In the 1920’s, moreover, the National Catholic Welfare Council’s Bureau of Immigration met ships, helped immigrants through reception, provided loans, protected them from fraud, provided guidance on resettlement and arranged for their transportation and reception at their final destinations. Today the church’s ministry to our newly arrived brothers and sisters includes, for example, the 130 local Catholic legal immigration programs that my agency supports. An overlapping network helps thousands of refugees to resettle in the United States each year.
 
paigevz said:
Personally, I would be out of a job if there were no illegal immigrants coming in. Our school population would be drastically cut.

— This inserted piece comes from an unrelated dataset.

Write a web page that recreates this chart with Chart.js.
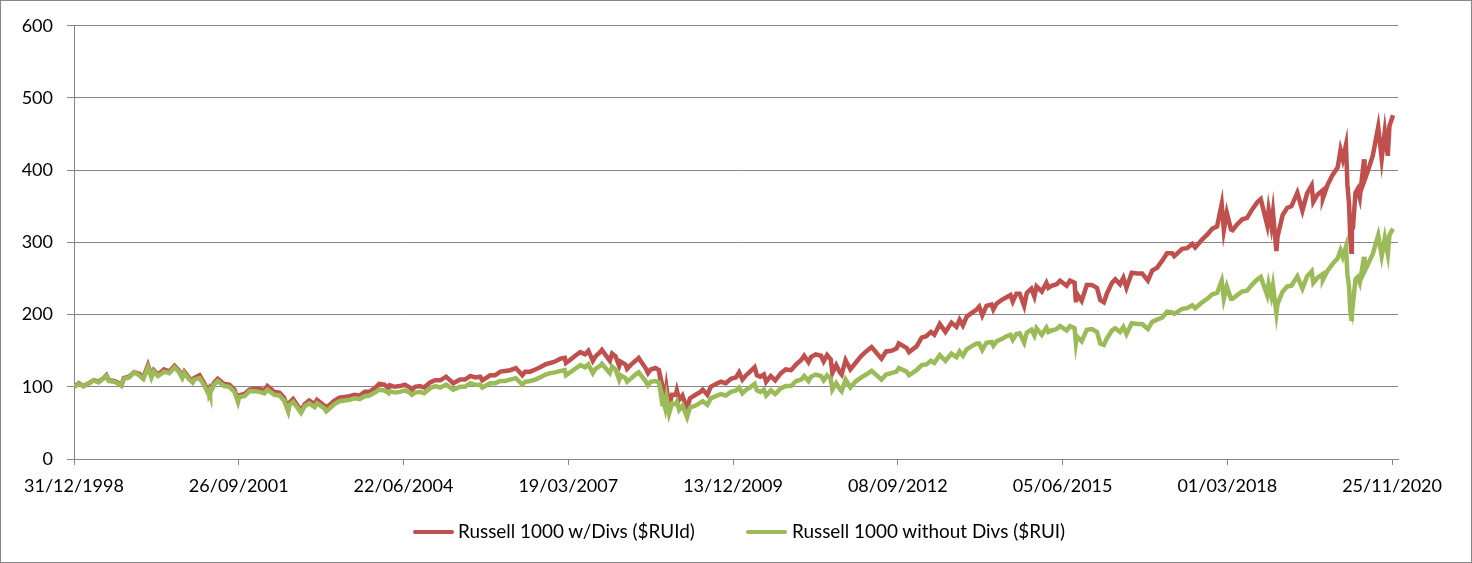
<!DOCTYPE html>
<html>
<head>
  <title>Russell 1000 with and without dividends</title>
  <script src="https://cdn.jsdelivr.net/npm/chart.js"></script>
  <style>
    body { margin: 0; background: #fff; }
    #frame {
      position: relative;
      width: 1472px; height: 563px;
      box-sizing: border-box;
      border: 1px solid #868686;
      background: #fff;
      font-family: Lato, sans-serif;
    }
    #chart { position: absolute; left: 0; top: 0; }
    .item { position: absolute; top: 518px; height: 24px; font-size: 18.9px; color: #000; white-space: nowrap; line-height: 24px; }
    .swatch { position: absolute; top: 11px; width: 41px; height: 3.5px; border-radius: 2px; }
  </style>
</head>
<body>
  <div id="frame">
    <canvas id="chart" width="1470" height="561"></canvas>
    <div class="item" style="left:412px"><span class="swatch" style="left:0;background:#C0504D"></span><span style="padding-left:45px">Russell 1000 w/Divs ($RUId)</span></div>
    <div class="item" style="left:745px"><span class="swatch" style="left:0;background:#9BBB59"></span><span style="padding-left:46px">Russell 1000 without Divs ($RUI)</span></div>
  </div>

  <script>
    // dates of the readings
    const dates = [
      '1998-12-31','1999-01-29','1999-02-26','1999-03-31','1999-04-30','1999-05-28','1999-06-30','1999-07-16','1999-07-30','1999-08-31','1999-09-30','1999-10-15','1999-10-29','1999-11-30','1999-12-31',
      '2000-01-31','2000-02-25','2000-03-24','2000-04-14','2000-04-28','2000-05-24','2000-06-30','2000-07-31','2000-09-01','2000-09-29','2000-10-18','2000-10-31','2000-11-30','2000-12-20','2000-12-29',
      '2001-01-31','2001-02-28','2001-03-22','2001-03-30','2001-04-04','2001-04-30','2001-05-21','2001-06-29','2001-07-31','2001-08-31','2001-09-21','2001-09-28','2001-10-31','2001-11-30','2001-12-31',
      '2002-01-31','2002-02-28','2002-03-19','2002-04-30','2002-05-31','2002-06-28','2002-07-23','2002-07-31','2002-08-22','2002-09-30','2002-10-09','2002-10-31','2002-11-27','2002-12-31',
      '2003-01-14','2003-02-28','2003-03-11','2003-03-31','2003-04-30','2003-05-30','2003-06-30','2003-07-31','2003-08-29','2003-09-30','2003-10-31','2003-11-28','2003-12-31',
      '2004-01-26','2004-02-27','2004-03-24','2004-03-31','2004-04-30','2004-05-31','2004-06-30','2004-07-30','2004-08-12','2004-08-31','2004-09-30','2004-10-25','2004-11-30','2004-12-31',
      '2005-01-31','2005-03-07','2005-04-20','2005-05-31','2005-06-30','2005-08-02','2005-08-31','2005-09-30','2005-10-13','2005-11-30','2005-12-30',
      '2006-01-31','2006-02-28','2006-03-31','2006-05-05','2006-06-13','2006-06-30','2006-07-31','2006-08-31','2006-09-29','2006-10-31','2006-11-30','2006-12-29',
      '2007-01-31','2007-02-26','2007-03-05','2007-03-30','2007-04-30','2007-05-31','2007-06-29','2007-07-19','2007-08-15','2007-08-31','2007-09-28','2007-10-09','2007-11-26','2007-12-10','2007-12-31',
      '2008-01-22','2008-01-31','2008-02-29','2008-03-10','2008-03-31','2008-04-30','2008-05-19','2008-06-30','2008-07-15','2008-07-31','2008-08-29','2008-09-19','2008-09-29','2008-10-10','2008-10-13','2008-10-27','2008-11-04','2008-11-20','2008-12-08','2008-12-31',
      '2009-01-06','2009-01-20','2009-02-09','2009-03-09','2009-03-26','2009-04-30','2009-05-29','2009-06-12','2009-07-10','2009-07-31','2009-08-31','2009-09-30','2009-10-30','2009-11-30','2009-12-31',
      '2010-01-19','2010-02-08','2010-02-26','2010-03-31','2010-04-23','2010-05-07','2010-05-28','2010-06-18','2010-07-02','2010-07-30','2010-08-26','2010-09-30','2010-10-29','2010-11-30','2010-12-31',
      '2011-01-31','2011-02-18','2011-03-16','2011-03-31','2011-04-29','2011-05-31','2011-06-16','2011-07-07','2011-07-29','2011-08-08','2011-08-31','2011-09-22','2011-10-03','2011-10-27','2011-11-25','2011-12-30',
      '2012-01-31','2012-02-29','2012-04-02','2012-06-01','2012-06-29','2012-07-31','2012-08-31','2012-09-14','2012-10-31','2012-11-15','2012-12-31',
      '2013-01-31','2013-02-28','2013-03-28','2013-04-18','2013-05-21','2013-06-24','2013-07-31','2013-08-30','2013-09-18','2013-10-08','2013-10-31','2013-11-29','2013-12-31',
      '2014-01-15','2014-02-03','2014-02-28','2014-03-31','2014-04-11','2014-04-30','2014-05-30','2014-06-30','2014-07-24','2014-08-07','2014-08-29','2014-09-18','2014-10-15','2014-10-31','2014-11-28','2014-12-16','2014-12-29',
      '2015-01-30','2015-02-27','2015-03-11','2015-03-31','2015-04-30','2015-05-21','2015-06-30','2015-07-20','2015-08-17','2015-08-25','2015-08-31','2015-09-29','2015-10-30','2015-11-30','2015-12-31',
      '2016-01-20','2016-02-11','2016-02-29','2016-03-31','2016-04-20','2016-05-19','2016-06-08','2016-06-27','2016-07-29','2016-08-31','2016-09-30','2016-11-04','2016-11-30','2016-12-30',
      '2017-01-31','2017-02-28','2017-03-31','2017-04-13','2017-05-31','2017-06-30','2017-07-31','2017-08-18','2017-09-29','2017-10-31','2017-11-30','2017-12-29',
      '2018-01-26','2018-02-08','2018-02-26','2018-03-23','2018-04-02','2018-04-30','2018-05-31','2018-06-29','2018-07-31','2018-08-31','2018-09-20','2018-10-29','2018-11-07','2018-11-23','2018-12-03','2018-12-24','2018-12-31',
      '2019-01-31','2019-02-28','2019-03-25','2019-04-30','2019-05-31','2019-06-28','2019-07-26','2019-08-05','2019-08-30','2019-09-30','2019-10-02','2019-10-31','2019-11-29','2019-12-31',
      '2020-01-17','2020-01-31','2020-02-19','2020-02-28','2020-03-09','2020-03-16','2020-03-23','2020-03-26','2020-04-01','2020-04-17','2020-04-30','2020-05-13','2020-06-08','2020-06-11','2020-06-30','2020-07-31','2020-09-02','2020-09-23','2020-10-12','2020-10-30','2020-11-09','2020-11-25','2020-12-01'
    ];

    // Russell 1000 w/Divs ($RUId), rebased to 100
    const withDivs = [
      100,105,101,105,109,107,112,116,109,108,105,102,112,114,120,
      118,113,130,115,123,117,124,121,129,122,114,121,112,107,112,
      116,105,95,98,94,106,111,104,103,96,82,88,90,96,97,
      97,95,101,93,92,85,68,78,83,70,67,76,81,76,
      82,74,71,75,81,85,86,87,89,88,93,93,98,
      104,103,98,102,100,101,103,99,96,100,101,99,106,109,
      109,114,105,110,110,115,113,114,109,116,116,
      121,122,123,126,116,121,121,124,127,131,133,135,
      139,140,133,137,143,148,145,150,136,142,148,151,136,146,142,
      129,135,131,125,130,136,140,126,119,124,126,123,108,88,98,83,99,74,89,89,
      95,82,88,69,84,89,93,96,89,100,104,107,105,111,113,
      120,110,115,122,127,116,114,117,107,115,109,119,124,123,131,
      137,143,134,141,145,143,135,144,138,119,130,120,117,137,124,134,
      143,149,155,139,149,150,153,160,154,148,156,
      168,170,176,172,187,176,189,183,193,185,197,202,207,
      211,199,212,214,207,215,220,224,227,218,229,229,212,230,236,225,239,
      232,244,237,240,242,247,240,247,244,217,229,219,241,241,237,
      220,217,229,244,249,242,251,237,258,257,257,247,261,265,
      275,285,285,281,291,292,298,293,304,311,319,322,
      353,317,341,318,317,325,332,334,346,356,360,324,345,323,342,288,308,
      338,348,350,369,344,368,379,356,366,372,361,380,393,404,
      428,415,435,380,353,307,287,338,318,369,374,362,415,386,398,420,460,416,454,420,461,472,476
    ];

    // Russell 1000 without Divs ($RUI), rebased to 100
    const withoutDivs = [
      100,104,101,105,109,106,112,115,108,107,104,102,111,113,120,
      116,111,127,113,121,115,121,119,127,120,112,119,110,106,110,
      112,102,92,95,91,103,108,101,100,93,79,86,87,94,94,
      93,91,96,89,88,81,66,75,79,67,64,73,77,72,
      77,70,66,70,76,80,81,82,84,83,87,88,92,
      96,95,91,94,92,93,95,92,89,92,93,91,98,101,
      99,103,96,100,100,105,103,103,99,105,105,
      108,108,110,112,103,107,108,110,113,117,119,120,
      122,123,116,120,125,130,127,131,119,125,129,132,119,128,124,
      110,116,112,107,111,117,120,108,102,107,108,106,93,76,84,71,85,63,77,76,
      79,68,74,58,71,74,78,80,75,84,87,90,88,93,95,
      99,91,95,100,104,95,93,96,88,95,90,98,101,101,108,
      110,115,108,114,117,115,109,116,111,96,105,97,94,110,99,108,
      113,117,122,110,117,119,121,126,121,116,123,
      130,131,136,133,144,136,146,141,149,143,152,156,160,
      160,151,161,162,157,163,166,170,172,165,173,174,161,175,179,171,181,
      172,182,176,178,180,184,178,184,181,161,170,163,179,180,176,
      160,158,167,178,181,176,183,173,188,187,187,180,190,193,
      196,204,203,201,208,209,213,209,217,222,228,230,
      247,222,239,222,222,227,232,233,242,249,252,227,242,226,240,202,215,
      232,239,240,253,236,253,260,244,251,256,248,261,270,278,
      289,280,294,256,238,207,194,228,214,249,252,244,280,260,269,284,310,281,306,284,310,317,319
    ];

    const yTicks = [0, 100, 200, 300, 400, 500, 600];
    const xTickDays = [0, 1000, 2000, 3000, 4000, 5000, 6000, 7000, 8000];

    const DAY = 86400000;
    const origin = Date.UTC(1998, 11, 31);
    function dayOf(s) {
      const [y, m, d] = s.split('-').map(Number);
      return (Date.UTC(y, m - 1, d) - origin) / DAY;
    }
    function label(day) {
      const d = new Date(origin + day * DAY);
      const p = n => String(n).padStart(2, '0');
      return p(d.getUTCDate()) + '/' + p(d.getUTCMonth() + 1) + '/' + d.getUTCFullYear();
    }

    const xs = dates.map(dayOf);
    const grey = '#868686';
    const font = { family: 'Lato', size: 18 };

    function draw() {
      new Chart(document.getElementById('chart'), {
        type: 'line',
        data: {
          datasets: [
            {
              label: 'Russell 1000 without Divs ($RUI)',
              data: xs.map((x, i) => ({ x: x, y: withoutDivs[i] })),
              borderColor: '#9BBB59',
              borderWidth: 4.5,
              pointRadius: 0,
              tension: 0
            },
            {
              label: 'Russell 1000 w/Divs ($RUId)',
              data: xs.map((x, i) => ({ x: x, y: withDivs[i] })),
              borderColor: '#C0504D',
              borderWidth: 4.5,
              pointRadius: 0,
              tension: 0
            }
          ]
        },
        options: {
          responsive: false,
          animation: false,
          layout: { padding: { left: 0, top: 23, right: 73, bottom: 0 } },
          plugins: { legend: { display: false }, tooltip: { enabled: false } },
          scales: {
            x: {
              type: 'linear',
              min: 0,
              max: 8036,
              afterFit: s => { s.height = 103; },
              afterBuildTicks: s => { s.ticks = xTickDays.map(v => ({ value: v })); },
              grid: { drawOnChartArea: false, drawTicks: true, tickLength: 6, color: grey },
              border: { color: grey },
              ticks: {
                autoSkip: false, maxRotation: 0, padding: 10,
                color: '#000', font: font,
                callback: v => label(v)
              }
            },
            y: {
              min: 0,
              max: 600,
              afterFit: s => { s.width = 73; },
              afterBuildTicks: s => { s.ticks = yTicks.map(v => ({ value: v })); },
              grid: { color: grey, tickLength: 7 },
              border: { color: grey },
              ticks: { padding: 14, color: '#000', font: font }
            }
          }
        }
      });
    }

    document.fonts.load('18px Lato').then(draw, draw);
  </script>
</body>
</html>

Maybe, maybe not. The tax dollars would essentially be the same, since the legal students wouldn't be going anywhere. If anything, it would give the kids in that area to get the education they deserve given the taxes their parents pay. If you were one of the better teachers, you would be kept around.
 
sodaseller,

What your Jesuit letter fails to address is the difference between the legal immigration of the late 1800's and early 1900's vs the illegal immigration of today. There were quotas then, yet, there are no limits on illegal immigration, now. It goes unchecked. I would expect the Catholic Church to embrace immigrants, both legal and illegal, as it stands to benefit financially from their presence in the U.S., but that doesn't make their stance the correct one. It's self-serving and not in the best interest of the U.S. citizenship and our economic system.

However, on a personal one-on-one basis, I will embrace my neighbor, whether here legally or illegally, but I do not embrace the practice of illegal immigration.